Perry's dream is to reach Mexico and find a sunken treasure of Spanish gold. This seems to be his ultimate motivation in participating with Dick in the scheme to rob the Clutters: to get the money needed for the trip south of the border. Perry's less specific dream is to make something of his poetry and music and to become a great success as a performer. All of this, of course, is unrealistic and a pure fantasy. Dick's plan for robbery is based on a different dream. He has only the word of another inmate in prison that the Clutters even have a safe in their home, let alone one containing a huge amount of cash. The whole operation is one that only desperate men, whose thinking is disconnected from reality, would attempt to pull off.

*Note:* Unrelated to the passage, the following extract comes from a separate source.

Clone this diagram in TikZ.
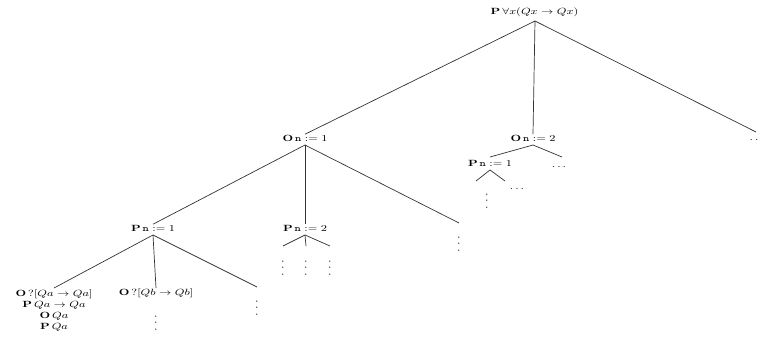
\documentclass[tikz,border=0pt]{standalone}
\usepackage{amsmath,amssymb,graphicx}
\newcommand\wide[1]{\scalebox{1.33}[1]{#1}}
\newcommand\vdts{\scalebox{1}[1.6]{$\vdots$}}
\begin{document}
\begin{tikzpicture}[x=1pt,y=-1pt,
  lbl/.style={inner sep=0.5pt,font=\fontsize{9.5}{11}\selectfont},
  edge/.style={draw=black!80,line width=0.7pt},
  vd/.style={inner sep=0pt,anchor=north,font=\fontsize{9}{9}\selectfont},
  hd/.style={inner sep=0pt,font=\fontsize{9}{9}\selectfont}]
\useasboundingbox (0,0) rectangle (760,340);
% nodes
\node[lbl] (root) at (534.5,12) {\wide{$\mathbf{P}\,\forall x(Qx\rightarrow Qx)$}};
\node[lbl] (o1) at (305,138) {\wide{$\mathbf{O}\,\mathtt{n}:=1$}};
\node[lbl] (o2) at (533,138) {\wide{$\mathbf{O}\,\mathtt{n}:=2$}};
\node[hd] (rdots) at (754,140) {\wide{$.\,.$}};
\node[lbl] (p1) at (153,228) {\wide{$\mathbf{P}\,\mathtt{n}:=1$}};
\node[lbl] (p2) at (305,228) {\wide{$\mathbf{P}\,\mathtt{n}:=2$}};
\node[vd] (o1v) at (459,227) {\vdts};
\node[lbl,anchor=north] (qa) at (54,288) {\wide{\begin{tabular}{@{}c@{}}$\mathbf{O}\,?[Qa\rightarrow Qa]$\\ $\mathbf{P}\,Qa\rightarrow Qa$\\ $\mathbf{O}\,Qa$\\ $\mathbf{P}\,Qa$\end{tabular}}};
\node[lbl,anchor=north] (qb) at (156,288) {\wide{$\mathbf{O}\,?[Qb\rightarrow Qb]$}};
\node[vd] (qbv) at (156,306) {\vdts};
\node[vd] (p1v) at (257,291) {\vdts};
\node[vd] (p2a) at (283,251) {\vdts};
\node[vd] (p2b) at (306,251) {\vdts};
\node[vd] (p2c) at (330,251) {\vdts};
\node[lbl] (q1) at (490,163) {\wide{$\mathbf{P}\,\mathtt{n}:=1$}};
\node[hd] (q2) at (560,167) {\wide{$\dots$}};
\node[vd] (q1v) at (487,184) {\vdts};
\node[hd] (q1d) at (518,189) {\wide{$\dots$}};
% coordinates for edge ends
\coordinate (rootb) at (535,21);
\coordinate (o1b) at (305,145);
\coordinate (o2b) at (533,145);
\coordinate (p1b) at (153,235);
\coordinate (p2b) at (305,235);
\coordinate (q1b) at (490,170);
\coordinate (e1) at (756,132);
\coordinate (e2) at (459,223);
\coordinate (e3) at (257,287);
\coordinate (f1) at (283,246);
\coordinate (f2) at (306,246);
\coordinate (f3) at (330,246);
\coordinate (g1) at (476,181);
\coordinate (g2) at (505,181);
\coordinate (h1) at (490,157);
\coordinate (h2) at (562,157);
% edges
\draw[edge] (rootb) -- (o1.north);
\draw[edge] (rootb) -- (o2.north);
\draw[edge] (rootb) -- (e1);
\draw[edge] (o1b) -- (p1.north);
\draw[edge] (o1b) -- (p2.north);
\draw[edge] (o1b) -- (e2);
\draw[edge] (p1b) -- (qa.north);
\draw[edge] (p1b) -- (qb.north);
\draw[edge] (p1b) -- (e3);
\draw[edge] (p2b) -- (f1);
\draw[edge] (p2b) -- (f2);
\draw[edge] (p2b) -- (f3);
\draw[edge] (o2b) -- (h1);
\draw[edge] (o2b) -- (h2);
\draw[edge] (q1b) -- (g1);
\draw[edge] (q1b) -- (g2);
\end{tikzpicture}
\end{document}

The Clutters themselves are in a kind of dream world too. They do not sense their own vulnerability until it is too late. In this, they are no different from most Americans of their time, who lived in a world of ostensible innocence. The overall message of Truman Capote's book may be that a dark undercurrent exists in general in American life unseen by most people. In this case, it is represented by the irrational and sadistic violence unleashed by Perry and Dick. It is significant that toward the end of the story, when the two are on death row, Capote gives an account of their fellow inmate Lowell Lee Andrews, who murdered his parents and sister. Andrews also inhabited a dreamworld; he went to the movies after committing the murders and showed no emotion when questioned by the police. Like Perry and Dick, he is a sociopath cut off from reality, though in the book as a whole, Capote seems to be saying that "normal" people also have their own fantasy world in which they at least partly live.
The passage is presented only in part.